China – The challenge Of Achieving ‘Common Prosperity’

As regular readers know, we at the Shipping News are interested in Australia’s enduring relationship with China. China is a major world power, socially, culturally, economically, and geopolitically. And it will remain so for centuries to come. Her trading vessels regularly arrive in Fremantle Ports and Pilbara Ports. Australia values the trade.

We believe it’s important to engage more with China and her people in order to foster and maintain a mature relationship at all levels. In that spirit we will publish stories from time to time on a variety of topics concerning China, and Australia’s dealings with China, and from many different angles.

This article by Yun Jiang, Co-Editor, China Neican brings to our attention how China is addressing the challenge all countries face – how to achieve Common Prosperity.

Quishi published an article titled To Firmly Drive Common Prosperity, based on Xi Jinping’s speech at the 10th meeting of the Central Financial and Economic Affairs Commission. As this is the most authoritative and detailed articulation of common prosperity so far, it is worth reading in full.

Credit ABC.com.au

If you can’t read Chinese, you can find Adam Ni’s translation here..

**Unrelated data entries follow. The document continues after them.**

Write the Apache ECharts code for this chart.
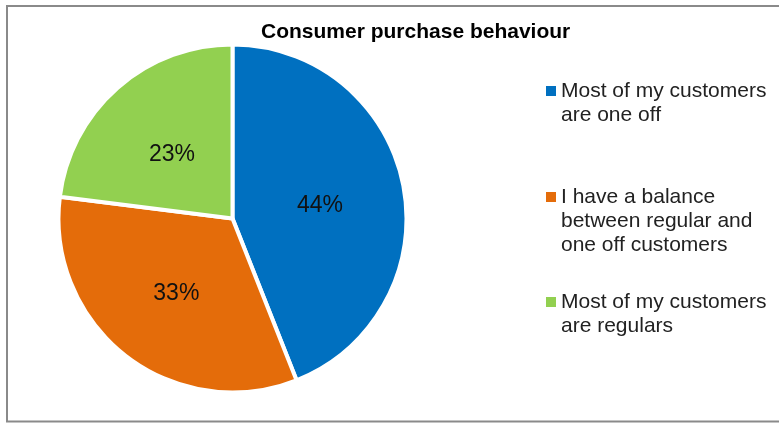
<!DOCTYPE html>
<html>
<head>
<meta charset="utf-8">
<script src="https://cdn.jsdelivr.net/npm/echarts@6/dist/echarts.min.js"></script>
<style>
  html, body { margin: 0; padding: 0; background: #fff; }
  #chart { width: 779px; height: 423px; }
</style>
</head>
<body>
<div id="chart"></div>
<script>
// Survey answers and their shares (percent)
const categories = [
  'Most of my customers\nare one off',
  'I have a balance\nbetween regular and\none off customers',
  'Most of my customers\nare regulars'
];
const shares = [44, 33, 23];
const colors = ['#0070C0', '#E46C0A', '#92D050'];
const titleText = 'Consumer purchase behaviour';

const FONT = '"Liberation Sans", Arial, sans-serif';
const LINE_H = 24;

// One legend block per answer so each can sit at its own height.
// Legend text is centred on its swatch, so blank lines are prepended
// to keep the swatch level with the first line of the wrapped name.
const legendTops = [55, 137, 266];
const legends = categories.map((name, i) => {
  const lines = name.split('\n').length;
  return {
    data: [name],
    orient: 'vertical',
    left: 546,
    top: legendTops[i],
    padding: 0,
    icon: 'rect',
    itemWidth: 10,
    itemHeight: 10,
    itemGap: 0,
    selectedMode: false,
    itemStyle: { borderWidth: 0 },
    formatter: n => '\n'.repeat(lines - 1) + n,
    textStyle: {
      fontFamily: FONT,
      fontSize: 21,
      color: '#222',
      lineHeight: LINE_H
    }
  };
});

const chart = echarts.init(document.getElementById('chart'), null, { renderer: 'canvas' });
chart.setOption({
  animation: false,
  backgroundColor: '#fff',
  color: colors,
  title: {
    text: titleText,
    left: 261,
    top: 22,
    padding: 0,
    textStyle: { fontFamily: FONT, fontSize: 21, fontWeight: 'bold', color: '#000' }
  },
  legend: legends,
  graphic: [{
    type: 'rect',
    silent: true,
    z: 100,
    shape: { x: 7, y: 6, width: 800, height: 415.5 },
    style: { fill: 'none', stroke: '#8a8a8a', lineWidth: 2 }
  }],
  series: [{
    type: 'pie',
    center: [232.5, 218.5],
    radius: 174,
    startAngle: 90,
    clockwise: true,
    avoidLabelOverlap: false,
    itemStyle: { borderColor: '#fff', borderWidth: 4 },
    label: {
      show: true,
      position: 'inside',
      formatter: '{c}%',
      fontFamily: FONT,
      fontSize: 23,
      color: '#111',
      offset: [-1, 4]
    },
    labelLine: { show: false },
    emphasis: { disabled: true },
    data: categories.map((name, i) => ({ name: name, value: shares[i] }))
  }]
});
</script>
</body>
</html>
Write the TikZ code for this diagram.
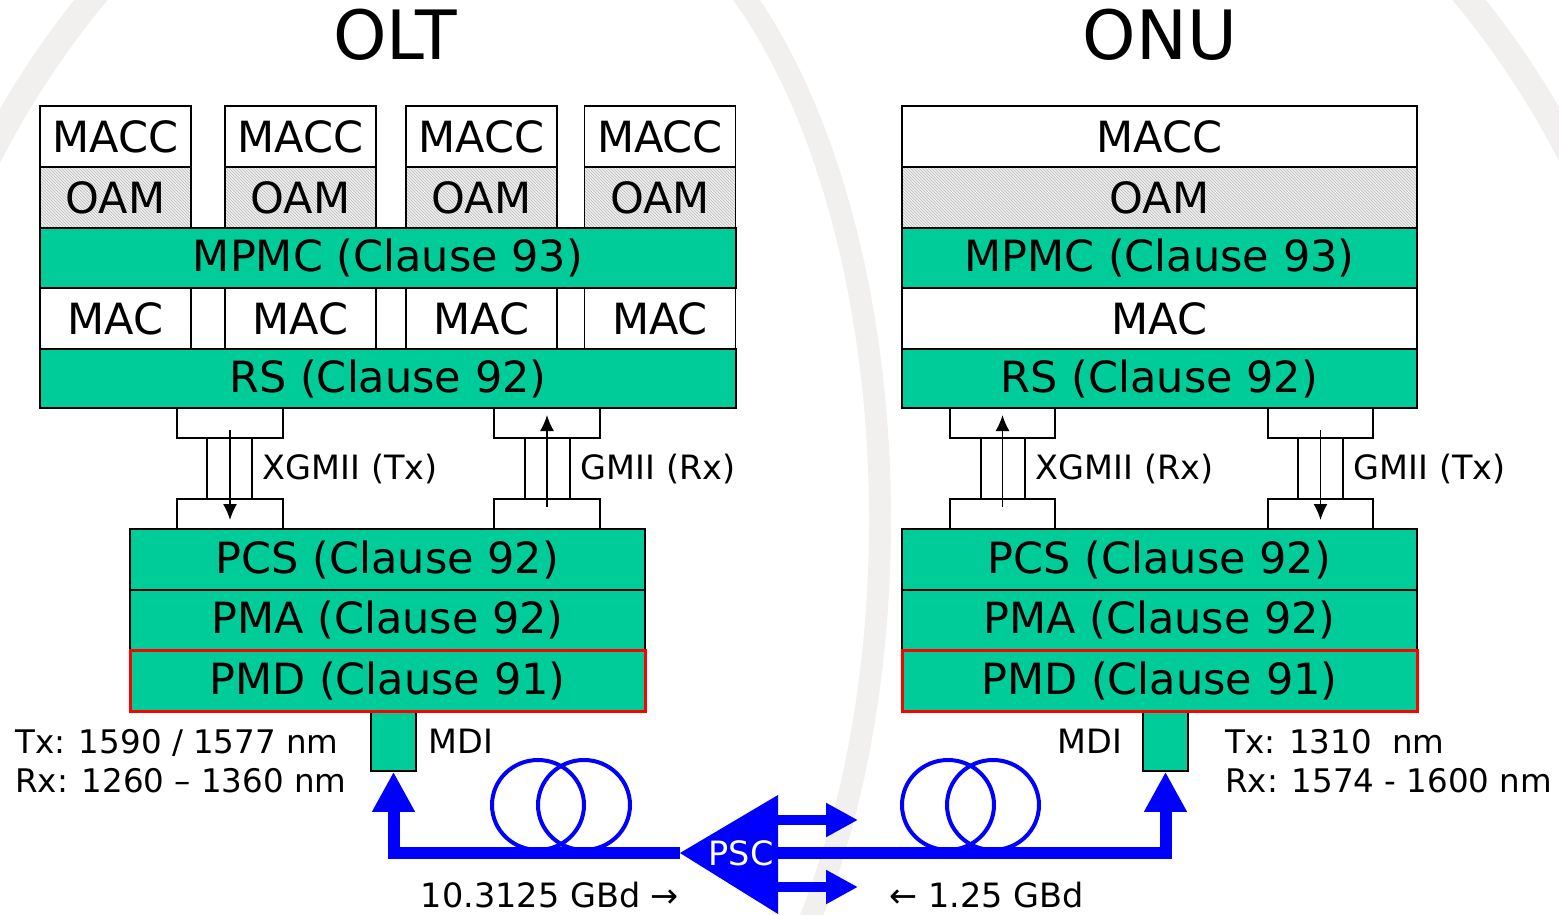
\documentclass[tikz,border=0pt]{standalone}
\usepackage{fontspec}
\setmainfont{DejaVu Sans}
\definecolor{ponGreen}{RGB}{0,204,153}
\definecolor{fibreBlue}{RGB}{0,0,255}
\definecolor{markRed}{RGB}{255,0,0}
\definecolor{wmGray}{RGB}{241,240,238}
\usetikzlibrary{arrows.meta, positioning, patterns}

\begin{document}
\begin{tikzpicture}[x=1pt, y=-1pt,
  layer/.style={draw, line width=1.5pt, minimum height=61pt, inner sep=0pt, font=\fontsize{43}{50}\selectfont},
  white layer/.style={layer, fill=white},
  green layer/.style={layer, fill=ponGreen},
  oam layer/.style={layer, preaction={fill=gray!12}, pattern=north west lines, pattern color=gray!55},
  pmd layer/.style={green layer, draw=markRed, line width=3pt},
  port/.style={draw, line width=1.5pt, fill=white, minimum width=106pt, minimum height=30pt, inner sep=0pt},
  pipe/.style={draw, line width=1.5pt, minimum width=45pt, minimum height=61pt, inner sep=0pt},
  sig/.style={line width=1.5pt, -{Latex[length=16pt, width=14pt]}},
  lbl/.style={inner sep=0pt, font=\fontsize{33.5}{39}\selectfont},
  wave/.style={inner sep=0pt, align=left, anchor=west, font=\fontsize{32.5}{39}\selectfont},
  title/.style={inner sep=0pt, font=\fontsize{68}{74}\selectfont},
  fibre/.style={fibreBlue, line width=12pt, line join=miter},
  coil/.style={fibreBlue, line width=4pt}]
  \useasboundingbox (0,0) rectangle (1559,914);

  % watermark
  \begin{scope}
    \clip (0,0) rectangle (1559,914);
    \draw[wmGray, line width=26pt] (780,560) circle[radius=888pt];
    \draw[wmGray, line width=22pt] (560,-120) arc[start angle=90, end angle=-90, x radius=320pt, y radius=640pt];
  \end{scope}

  \node[title] (oltTitle) at (395,35) {OLT};
  \node[title] (onuTitle) at (1160,35) {ONU};

  % OLT stack
  \foreach \cx [count=\i] in {115.5,300.5,481.5,660} {
    \node[white layer, minimum width=151pt] (oltMacc\i) at (\cx,136.5) {MACC};
    \node[oam layer, minimum width=151pt] (oltOam\i) at (\cx,197.5) {OAM};
    \node[white layer, minimum width=151pt] (oltMac\i) at (\cx,318.5) {MAC};
  }
  \node[green layer, minimum width=696pt, minimum height=60pt] (oltMpmc) at (388,258) {MPMC (Clause 93)};
  \node[green layer, minimum width=696pt, minimum height=59pt] (oltRs) at (388,378.5) {RS (Clause 92)};

  % ONU stack
  \node[white layer, minimum width=515pt] (onuMacc) at (1159.5,136.5) {MACC};
  \node[oam layer, minimum width=515pt] (onuOam) at (1159.5,197.5) {OAM};
  \node[green layer, minimum width=515pt, minimum height=60pt] (onuMpmc) at (1159.5,258) {MPMC (Clause 93)};
  \node[white layer, minimum width=515pt] (onuMac) at (1159.5,318.5) {MAC};
  \node[green layer, minimum width=515pt, minimum height=59pt] (onuRs) at (1159.5,378.5) {RS (Clause 92)};

  % OLT interfaces
  \node[port] (oltTxTop) at (230,423) {};
  \node[port] (oltTxBot) at (230,514) {};
  \node[pipe] (oltTxPipe) at (229.5,468.5) {};
  \draw[sig] ([yshift=-7pt]oltTxTop.center) -- ([yshift=-6pt]oltTxBot.center);
  \node[lbl, right=10pt of oltTxPipe] (oltTxLbl) {XGMII (Tx)};

  \node[port] (oltRxTop) at (547,423) {};
  \node[port] (oltRxBot) at (547,514) {};
  \node[pipe] (oltRxPipe) at (547.5,468.5) {};
  \draw[sig] ([yshift=7pt]oltRxBot.center) -- ([yshift=8pt]oltRxTop.center);
  \node[lbl, right=10pt of oltRxPipe] (oltRxLbl) {GMII (Rx)};

  % ONU interfaces
  \node[port, minimum width=105pt] (onuRxTop) at (1002.5,423) {};
  \node[port, minimum width=105pt] (onuRxBot) at (1002.5,514) {};
  \node[pipe, minimum width=44pt] (onuRxPipe) at (1003,468.5) {};
  \draw[sig] ([yshift=7pt]onuRxBot.center) -- ([yshift=8pt]onuRxTop.center);
  \node[lbl, right=10pt of onuRxPipe] (onuRxLbl) {XGMII (Rx)};

  \node[port, minimum width=105pt] (onuTxTop) at (1320.5,423) {};
  \node[port, minimum width=105pt] (onuTxBot) at (1320.5,514) {};
  \node[pipe] (onuTxPipe) at (1320.5,468.5) {};
  \draw[sig] ([yshift=-7pt]onuTxTop.center) -- ([yshift=-6pt]onuTxBot.center);
  \node[lbl, right=10pt of onuTxPipe] (onuTxLbl) {GMII (Tx)};

  % physical layers
  \node[green layer, minimum width=515pt] (oltPcs) at (387.5,559.5) {PCS (Clause 92)};
  \node[green layer, minimum width=515pt, minimum height=60pt] (oltPma) at (387.5,620) {PMA (Clause 92)};
  \node[green layer, minimum width=515pt] (onuPcs) at (1159.5,559.5) {PCS (Clause 92)};
  \node[green layer, minimum width=515pt, minimum height=60pt] (onuPma) at (1159.5,620) {PMA (Clause 92)};

  \node[green layer, minimum width=45pt, minimum height=60pt] (oltMdi) at (393.5,741) {};
  \node[green layer, minimum width=45pt, minimum height=60pt] (onuMdi) at (1165.5,741) {};

  \node[pmd layer, minimum width=515pt] (oltPmd) at (387.5,680.5) {PMD (Clause 91)};
  \node[pmd layer, minimum width=515pt] (onuPmd) at (1159.5,680.5) {PMD (Clause 91)};

  \node[lbl, right=12pt of oltMdi] (oltMdiLbl) {MDI};
  \node[lbl, left=20pt of onuMdi] (onuMdiLbl) {MDI};
  \node[wave] (oltWave) at (15,761.5) {Tx: 1590 / 1577 nm\\Rx: 1260 – 1360 nm};
  \node[wave] (onuWave) at (1225,761.5) {Tx: 1310~~nm\\Rx: 1574 - 1600 nm};

  % fibre plant
  \foreach \cx in {538,584,948,993}
    \draw[coil] (\cx,805) circle[x radius=46pt, y radius=45pt];

  \coordinate (pscTip) at (680,853);
  \coordinate (pscBase) at (778,853);
  \coordinate (splitUp) at (778,820);
  \coordinate (splitUpEnd) at (858,820);
  \coordinate (splitDn) at (778,887);
  \coordinate (splitDnEnd) at (858,887);
  \draw[fibre, -{Triangle[length=40pt, width=40pt]}] (pscTip) -| (oltMdi.south);
  \draw[fibre, -{Triangle[length=40pt, width=40pt]}] (pscBase) -| (onuMdi.south);
  \draw[fibre, line width=10pt, -{Triangle[length=32pt, width=32pt]}] (splitUp) -- (splitUpEnd);
  \draw[fibre, line width=10pt, -{Triangle[length=32pt, width=32pt]}] (splitDn) -- (splitDnEnd);
  \fill[fibreBlue] (pscTip) -- (778,795) -- (778,914) -- cycle;
  \node[lbl, text=white] (psc) at (741,853) {PSC};

  \node[lbl] (downRate) at (550,895) {10.3125 GBd →};
  \node[lbl] (upRate) at (987,895) {← 1.25 GBd};
\end{tikzpicture}
\end{document}
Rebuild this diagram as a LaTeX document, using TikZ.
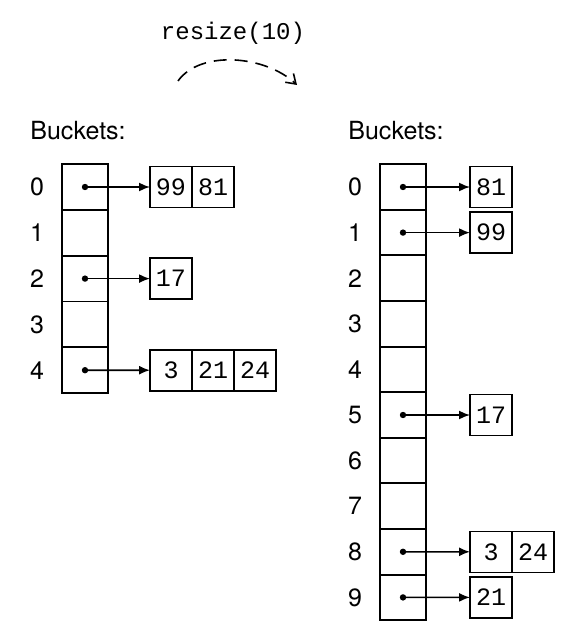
\documentclass[tikz,border=0pt]{standalone}
\usepackage{fontspec}
\setsansfont{TeX Gyre Heros}
\setmonofont{Liberation Mono}
\usetikzlibrary{arrows.meta,positioning}

\begin{document}
\begin{tikzpicture}[x=0.5pt,y=-0.5pt,
  bucket/.style={draw, line width=0.9pt, minimum width=23pt, minimum height=22.9pt, inner sep=0pt, outer sep=0pt},
  entry/.style={draw, line width=0.8pt, minimum width=21pt, minimum height=20.5pt, inner sep=0pt, outer sep=0pt, font=\ttfamily\fontsize{12.5}{14}\selectfont},
  idx/.style={font=\sffamily\fontsize{12.5}{14}\selectfont},
  title/.style={font=\sffamily\fontsize{12.5}{14}\selectfont, anchor=west, inner sep=0pt},
  ptr/.style={-{Latex[length=5.5pt,width=4.5pt]}, line width=0.8pt},
  dot/.style={circle, fill, inner sep=0pt, minimum size=3.2pt}
]
\useasboundingbox (0,0) rectangle (577,642);

% operation
\node[font=\ttfamily\fontsize{12}{14}\selectfont] (resize) at (233,33) {resize(10)};
\coordinate (arcA) at (178,81);
\coordinate (arcB) at (297,85);
\draw[line width=0.8pt, dash pattern=on 6.5pt off 4pt, -{Straight Barb[length=4.5pt,width=6pt]}]
  (arcA) .. controls (200,50) and (265,55) .. (arcB);

% old table
\node[title] (oldTitle) at (30,131) {Buckets:};
\foreach \i in {0,...,4} {
  \node[bucket] (L\i) at (85,{187+45.8*\i}) {};
  \node[idx] (Ln\i) at (37,{187+45.8*\i}) {\i};
}
\node[entry, anchor=west] (L0a) at (150,187) {99};
\node[entry, right=0pt of L0a] (L0b) {81};
\node[entry, anchor=west] (L2a) at (150,278.6) {17};
\node[entry, anchor=west] (L4a) at (150,370.2) {3};
\node[entry, right=0pt of L4a] (L4b) {21};
\node[entry, right=0pt of L4b] (L4c) {24};
\foreach \i in {0,2,4} {
  \node[dot] (Ld\i) at (L\i.center) {};
  \draw[ptr] (Ld\i.center) -- (L\i a.west);
}

% new table
\node[title] (newTitle) at (348,131) {Buckets:};
\foreach \i in {0,...,9} {
  \node[bucket] (R\i) at (403,{187+45.6*\i}) {};
  \node[idx] (Rn\i) at (355,{187+45.6*\i}) {\i};
}
\node[entry, anchor=west] (R0a) at (470,187) {81};
\node[entry, anchor=west] (R1a) at (470,232.6) {99};
\node[entry, anchor=west] (R5a) at (470,415) {17};
\node[entry, anchor=west] (R8a) at (470,551.8) {3};
\node[entry, right=0pt of R8a] (R8b) {24};
\node[entry, anchor=west] (R9a) at (470,597.4) {21};
\foreach \i in {0,1,5,8,9} {
  \node[dot] (Rd\i) at (R\i.center) {};
  \draw[ptr] (Rd\i.center) -- (R\i a.west);
}
\end{tikzpicture}
\end{document}
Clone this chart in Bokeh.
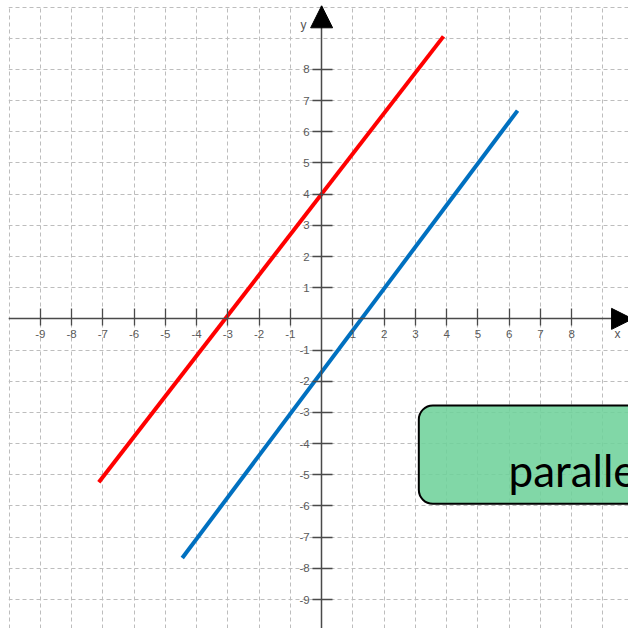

The first thing to note is that the concept of “common prosperity” still retains a strong “neoliberal” bent. Despite the Communist Party’s emphasis on socialism and pathway to communism, the article is forthright that it does NOT mean “egalitarianism” (整齐划一的平均主义). Later on, the article cautioned that “we must resolutely prevent [ourselves] from falling into the trap of nurturing lazy people through ‘welfarism’.” (坚决防止落入“福利主义”养懒汉的陷阱).

Xi still praises the role of “leaders of wealth acquisition” (致富带头人), but now also emphasise that those who got rich first must help those who are not yet rich (先富带后富、帮后富). Rich individuals and companies should be encouraged “give more back to society” (更多回报社会). Of course, how this is implemented is crucial — is encouragement more inducements or threats?

Second, the motivation for common prosperity is the experience of richer countries. “Some developed countries have been industrialising for hundreds of years, but due to their social systems, they have not solved the problem of common prosperity and, in fact, the problem of disparity between the rich and the poor has worsened.”

From the article, it seems to refer to the US — “the polarisation of rich and poor and the collapse of the middle class has led to social disintegration, political polarisation, and rampant populism” (一些国家贫富分化,中产阶层塌陷,导致社会撕裂、政治极化、民粹主义泛滥).

Third, policy areas that come under the common prosperity concept are wide-ranging. It includes reform of monopolistic sectors, development of finance and real estate to be more reflective of the real economy, reform of the hukou (household registration) system for children of internal migrants, and broadening the scope of consumption tax.

Fourth, interestingly the article touched on performance measures. For example, “it is inappropriate to put forward uniform quantitative targets” (统一的量化指标). Further, common prosperity should not be “applied in a way that divides urban and rural areas, or eastern, central and western regions, with each proposing its own indicators”. (各提各的指标).

This is likely a result of past experiences of local officials manipulating data in order to achieve a set quantitative target. Unfortunately, the article did not mention the alternative to output targets for measuring the performance of local officials. In a top-down system without democratic oversight, how local officials’ performance is measured will be crucial in how a central policy will be implemented.